Manaus is a city rich in history and at the same time surrounded by the forest.
In the city, the main attractions are from the rubber-boom, a period when Manaus was one of the most important cities in the country. By boat, it is possible to navigate its rivers and streams full of plants from the rainforest.
The Amazonas Opera House, the ultimate symbol of the rubber period, was inaugurated in 1896, for the presentation of European plays and operas that came to delight the rubber barons. In it, Carlos Gomes played “O Guarani” and Enrico Caruso sang “La Traviata”. The construction is simply enchanting both on the inside and outside, with its neoclassical facade painted in a pink shade. The dome, on the other hand, is made of 36,000 ceramic tiles in the colors of the Brazilian flag. Inside, we can see a large amount of English iron and Portuguese and Italian marble. The concert hall has a capacity for 700 people and is decorated with chandeliers from Venice. In the month of May, it is the setting for the Amazonas Opera Festival. If it doesn’t have shows during your visit, it is worth taking a guided tour, which is a journey into the theater’s more than century-old history.
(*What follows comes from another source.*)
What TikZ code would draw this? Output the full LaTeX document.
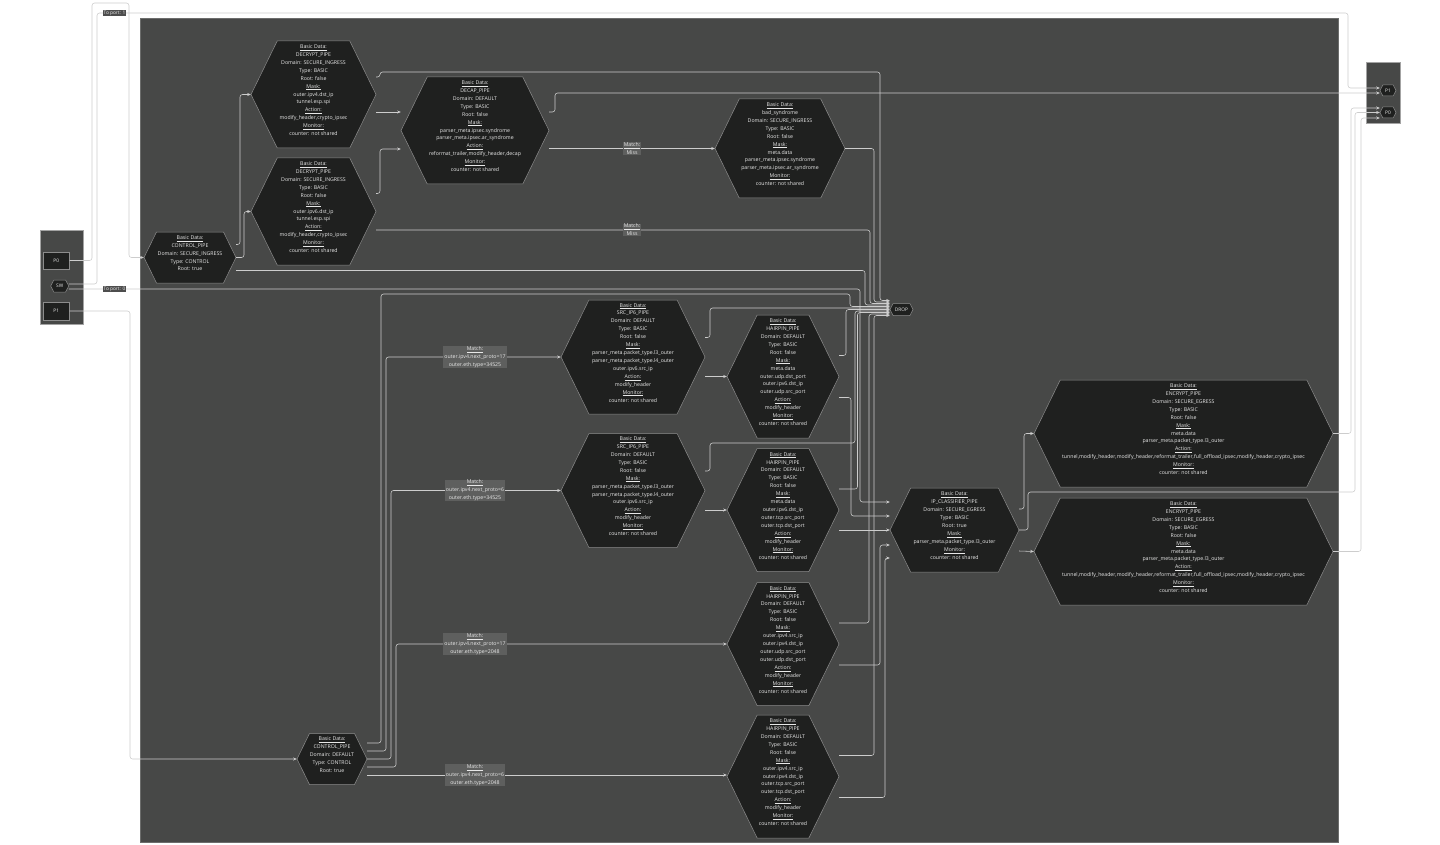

The Palace of Justice is a historic Brazilian building located on Eduardo Ribeiro Avenue, in the center of Manaus. It is located just behind the famous Amazonas Opera House and has more than 2,000m² (21,528ft²) of area built in stone and brick masonry.
The Church of Sao Sebastiao is in front of the Amazonas Theater and is a picturesque place that stands out for its internal decoration. The church dates from 1888 and has a wide variety of styles. It is a cool place to visit, especially for religious people.
The Rio Negro Palace has a fantastic external facade, further adorned by the Jefferson Peres Park, which surrounds it. The Palace, former headquarters of the government, was built in 1917 by a rubber baron.
Located by the port, the Adolpho Lisboa Municipal Market is the ideal place to find everything about handicrafts, smells and flavors from the Amazon. The market is in a beautiful building, built in the 19th century, and is a copy in iron and colorful stained glass from Les Halles de Paris.
The Provincial Palace, built in 1874, is a beautiful building located in the city center that houses several different attractions. Inside we find: the State Art Gallery, the Museum of Image and Sound, the Tiradentes Museum, the Archeology Museum and the Numismatic Museum, with a large collection of coins.
The Zoo of the CIGS (Center for Instruction in War in the Jungle) resulted in an impressive veterinary work, treating injured or sick animals found in the forest and then returning them to their natural habitat.
The Science Grove is managed by INPA – National Institute for Research in the Amazon. It is located in an area of approximately 13 hectares (32 acres) and was planned to develop INPA’s scientific dissemination and environmental education program, preserving the aspects of biodiversity existing in the place. There you find the manatee, an endangered aquatic mammal.
Musa, founded in 2009, is an open-air museum located in the Adolpho Ducke Forest Reserve, a primary forest in the city. It is equipped with towers to observe the forest at different heights, exhibition tents and pavilions in which indigenous cultures are revealed and celebrated.
Ponta Negra is the best known beach in Manaus, located 13km (8 miles) from the city center, on the banks of the Negro River. It has an urbanized shore and sports courts. There is also an amphitheater on the site, where artistic works are performed.
The Port of Manaus is considered the largest floating port in the world, built on a floating dock, which accompanies the rise and fall of the Negro River water level. In the port there is a large number of boats that make regional transport along the Amazon rivers. This area is busy, but very interesting.
The Meeting of Waters is a phenomenon that happens at the confluence of the Negro River, of black water, and the Solimoes River, of muddy water, where the waters of the two rivers flow side by side without mixing for an extension of more than 6km (3.7 miles).